Booking.com runs a/b tests left and right with astronomical statistical power – so here we’re going to pry into some of their possible rational design decisions. With the wonderful help of the Internet Archive I compared two homepage snapshots between 2017 and 2018. Here is what I found (please leave your comment if you find anything else that’s different):

Booking.com Comparison
  1. Exposed Categories In Header – See Pattern #14 For Similar Tests

    It appears that new high level categories (Accommodations, Flights, Car Rentals, etc) have made their way into the top header. We can’t be sure whether this was a result of an experiment or just a business decision. What we do know is that this exact pattern has been tested on many other sites (with varying but mostly positive results).

  2. Central Search – See Pattern #13 For Similar Tests

    Clearly the search box was centered with a strong one column layout, pushing the city cards downwards. Along with this change in position, the search form also gained additional padding – possibly removing any ambiguity that the search is the task that deserves the highest attention.

  3. Combined Task Based Menus

    I love this pattern. Instead of showing two separate pull down menus for each check-in and check-out dates, some ultra intelligent human at Booking figured out that these two choices are actually part of the same task and grouped them together into a single box.

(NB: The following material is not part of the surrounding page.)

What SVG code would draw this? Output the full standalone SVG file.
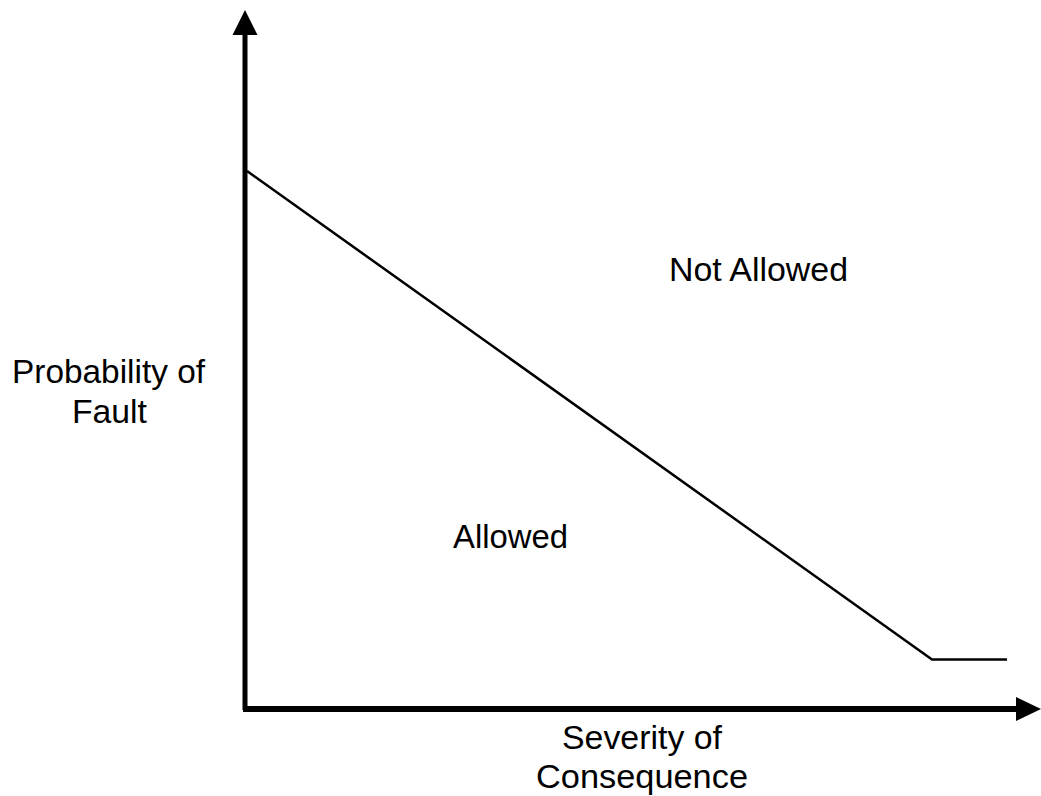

The same approach was applied to the guest selection menu (rooms, adults and children options were grouped into a single menu).

  4. Larger Form Fields

    The three core form fields (destination, check-in/out dates and guest selector) have increased in size, mostly from additional padding – possibly providing them with additional attention and making it easier to select (respecting Fitt’s Law).

  5. Slightly Higher Button Contrast

    It looks like the button background color was darkened – providing more contrast against the white text. I wonder how many button color combinations they ran. :)

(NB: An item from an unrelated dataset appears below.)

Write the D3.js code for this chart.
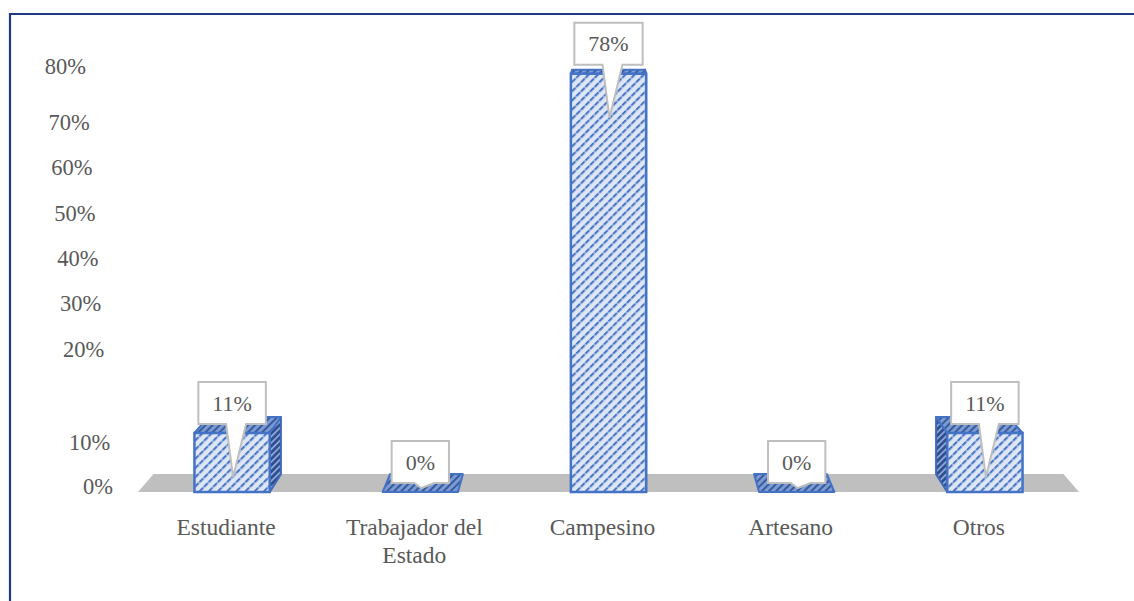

  6. Fewer Form Fields – See Pattern #3 For Many Similar Tests

    It seems like the option for the search type (All Properties, Vacation Rentals, Hotels) was removed. It might have been a perfect example of an unnecessary or ambiguous choice with users wishing to search for all of those options (“I wish to find all vacation hotels”). Removing ambiguity seems smart.

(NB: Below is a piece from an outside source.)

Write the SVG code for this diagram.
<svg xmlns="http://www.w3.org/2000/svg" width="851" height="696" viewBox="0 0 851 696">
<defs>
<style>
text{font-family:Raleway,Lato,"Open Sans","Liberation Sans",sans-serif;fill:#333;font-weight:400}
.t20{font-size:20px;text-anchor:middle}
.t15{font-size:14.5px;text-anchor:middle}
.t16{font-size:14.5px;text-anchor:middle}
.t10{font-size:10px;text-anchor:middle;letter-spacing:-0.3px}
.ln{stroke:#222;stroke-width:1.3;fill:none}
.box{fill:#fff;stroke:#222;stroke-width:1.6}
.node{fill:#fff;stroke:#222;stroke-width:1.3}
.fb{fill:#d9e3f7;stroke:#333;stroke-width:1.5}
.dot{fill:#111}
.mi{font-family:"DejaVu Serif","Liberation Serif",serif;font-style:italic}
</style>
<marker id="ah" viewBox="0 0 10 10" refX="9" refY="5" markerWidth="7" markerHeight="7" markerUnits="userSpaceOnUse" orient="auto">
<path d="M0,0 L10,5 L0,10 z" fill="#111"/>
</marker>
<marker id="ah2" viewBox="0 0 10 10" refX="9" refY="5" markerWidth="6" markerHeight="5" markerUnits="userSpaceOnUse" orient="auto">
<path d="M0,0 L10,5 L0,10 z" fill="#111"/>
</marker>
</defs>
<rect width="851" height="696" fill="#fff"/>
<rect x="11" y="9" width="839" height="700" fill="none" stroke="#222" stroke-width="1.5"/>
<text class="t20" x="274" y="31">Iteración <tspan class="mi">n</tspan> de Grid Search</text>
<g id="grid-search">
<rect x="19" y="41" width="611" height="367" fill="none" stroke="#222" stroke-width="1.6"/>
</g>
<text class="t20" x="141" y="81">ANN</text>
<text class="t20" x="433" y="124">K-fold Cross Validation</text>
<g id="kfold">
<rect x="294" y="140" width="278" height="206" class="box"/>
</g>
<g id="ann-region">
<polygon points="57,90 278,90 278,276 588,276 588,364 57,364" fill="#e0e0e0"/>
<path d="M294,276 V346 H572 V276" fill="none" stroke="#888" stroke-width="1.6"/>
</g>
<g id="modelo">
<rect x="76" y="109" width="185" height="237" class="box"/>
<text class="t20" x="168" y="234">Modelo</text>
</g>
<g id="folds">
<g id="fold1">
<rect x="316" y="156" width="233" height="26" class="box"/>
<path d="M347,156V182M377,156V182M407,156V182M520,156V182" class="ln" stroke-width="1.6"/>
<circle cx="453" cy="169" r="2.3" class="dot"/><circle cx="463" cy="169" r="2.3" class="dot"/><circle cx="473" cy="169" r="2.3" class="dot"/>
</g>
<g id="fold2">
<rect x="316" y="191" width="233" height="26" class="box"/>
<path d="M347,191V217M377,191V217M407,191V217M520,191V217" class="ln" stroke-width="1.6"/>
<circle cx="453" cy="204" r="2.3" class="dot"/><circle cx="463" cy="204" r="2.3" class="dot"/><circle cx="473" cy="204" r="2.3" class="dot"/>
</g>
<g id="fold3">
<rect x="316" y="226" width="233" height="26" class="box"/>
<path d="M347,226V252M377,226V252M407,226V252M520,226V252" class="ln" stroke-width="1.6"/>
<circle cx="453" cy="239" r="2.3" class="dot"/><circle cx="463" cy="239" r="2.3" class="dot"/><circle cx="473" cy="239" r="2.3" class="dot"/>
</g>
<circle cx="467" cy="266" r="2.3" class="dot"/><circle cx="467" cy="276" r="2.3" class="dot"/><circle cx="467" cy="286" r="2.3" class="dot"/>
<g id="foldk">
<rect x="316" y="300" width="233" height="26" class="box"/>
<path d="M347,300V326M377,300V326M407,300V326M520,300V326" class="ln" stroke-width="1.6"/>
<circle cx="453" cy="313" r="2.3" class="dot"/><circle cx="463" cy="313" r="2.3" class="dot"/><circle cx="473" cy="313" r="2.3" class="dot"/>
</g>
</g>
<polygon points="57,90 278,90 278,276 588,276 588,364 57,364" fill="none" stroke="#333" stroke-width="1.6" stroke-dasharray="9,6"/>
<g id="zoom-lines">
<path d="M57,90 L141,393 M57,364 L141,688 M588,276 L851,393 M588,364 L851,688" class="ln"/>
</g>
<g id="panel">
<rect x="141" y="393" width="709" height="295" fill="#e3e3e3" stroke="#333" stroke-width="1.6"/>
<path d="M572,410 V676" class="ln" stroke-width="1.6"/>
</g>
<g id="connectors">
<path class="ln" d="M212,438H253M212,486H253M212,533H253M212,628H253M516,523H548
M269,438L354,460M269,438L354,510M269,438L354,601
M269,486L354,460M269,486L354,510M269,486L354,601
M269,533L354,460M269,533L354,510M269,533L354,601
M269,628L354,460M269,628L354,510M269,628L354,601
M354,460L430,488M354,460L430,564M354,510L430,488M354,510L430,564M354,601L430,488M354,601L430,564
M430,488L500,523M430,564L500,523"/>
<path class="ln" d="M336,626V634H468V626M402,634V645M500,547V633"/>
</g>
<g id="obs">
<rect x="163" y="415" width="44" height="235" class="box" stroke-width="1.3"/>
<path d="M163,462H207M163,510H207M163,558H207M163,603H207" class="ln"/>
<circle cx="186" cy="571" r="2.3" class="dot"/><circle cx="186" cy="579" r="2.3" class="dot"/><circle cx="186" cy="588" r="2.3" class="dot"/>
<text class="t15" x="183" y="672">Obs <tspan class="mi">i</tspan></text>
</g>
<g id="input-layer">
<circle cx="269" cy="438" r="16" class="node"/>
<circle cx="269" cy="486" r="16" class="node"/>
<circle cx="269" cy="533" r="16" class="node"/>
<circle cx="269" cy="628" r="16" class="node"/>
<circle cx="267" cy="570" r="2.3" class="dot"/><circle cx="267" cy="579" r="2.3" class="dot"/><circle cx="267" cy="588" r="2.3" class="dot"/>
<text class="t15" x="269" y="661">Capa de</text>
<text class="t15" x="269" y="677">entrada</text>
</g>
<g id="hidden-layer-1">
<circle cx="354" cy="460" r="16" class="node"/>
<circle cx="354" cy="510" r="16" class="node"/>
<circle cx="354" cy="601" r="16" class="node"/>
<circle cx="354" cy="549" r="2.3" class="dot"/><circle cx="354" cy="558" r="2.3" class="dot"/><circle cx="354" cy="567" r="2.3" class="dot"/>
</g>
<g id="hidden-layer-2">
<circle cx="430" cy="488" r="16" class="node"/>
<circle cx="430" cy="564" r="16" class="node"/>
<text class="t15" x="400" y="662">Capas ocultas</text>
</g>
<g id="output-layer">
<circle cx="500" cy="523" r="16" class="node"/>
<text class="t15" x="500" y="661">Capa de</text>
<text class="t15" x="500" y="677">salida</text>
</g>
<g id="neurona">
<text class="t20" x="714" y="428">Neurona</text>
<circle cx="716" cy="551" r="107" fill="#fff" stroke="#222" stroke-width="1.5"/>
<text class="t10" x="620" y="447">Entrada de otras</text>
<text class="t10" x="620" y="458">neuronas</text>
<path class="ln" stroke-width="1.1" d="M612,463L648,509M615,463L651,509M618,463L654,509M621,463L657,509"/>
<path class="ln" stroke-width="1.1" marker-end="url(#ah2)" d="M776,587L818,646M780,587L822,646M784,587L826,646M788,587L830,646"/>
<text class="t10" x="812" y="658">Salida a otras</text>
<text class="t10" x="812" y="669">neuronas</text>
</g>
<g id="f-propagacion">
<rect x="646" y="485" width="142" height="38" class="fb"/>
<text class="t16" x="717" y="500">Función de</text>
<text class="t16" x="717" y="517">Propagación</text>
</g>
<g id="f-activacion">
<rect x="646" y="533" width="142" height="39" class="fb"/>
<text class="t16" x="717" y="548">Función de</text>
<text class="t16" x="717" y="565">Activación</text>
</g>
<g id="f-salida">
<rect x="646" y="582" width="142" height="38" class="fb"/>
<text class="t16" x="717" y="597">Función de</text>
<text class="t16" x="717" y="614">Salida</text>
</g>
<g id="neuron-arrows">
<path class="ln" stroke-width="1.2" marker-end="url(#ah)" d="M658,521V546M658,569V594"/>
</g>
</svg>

    Additionally, it’s also interesting how the two yes-no radio button choice for work travel evolved into a single checkbox – a simplification.

  7. Removal Of Social Counts (Pattern #7) & Reassurances (Pattern #15)

    During design optimizations it’s important not to forget to test both the addition and removal of elements. This seems to have been the case with the removal of the “reassurances” and “social counts” (waving big numbers around) in the left column. Interestingly we also have some really powerful a/b tests on these patterns as well (with mixed results).

  8. More Results – See Pattern #36 For Similar Tests

    Instead of having 3 city cards, there are now 5. Could showing more results be better? We currently do have 1 a/b test about this.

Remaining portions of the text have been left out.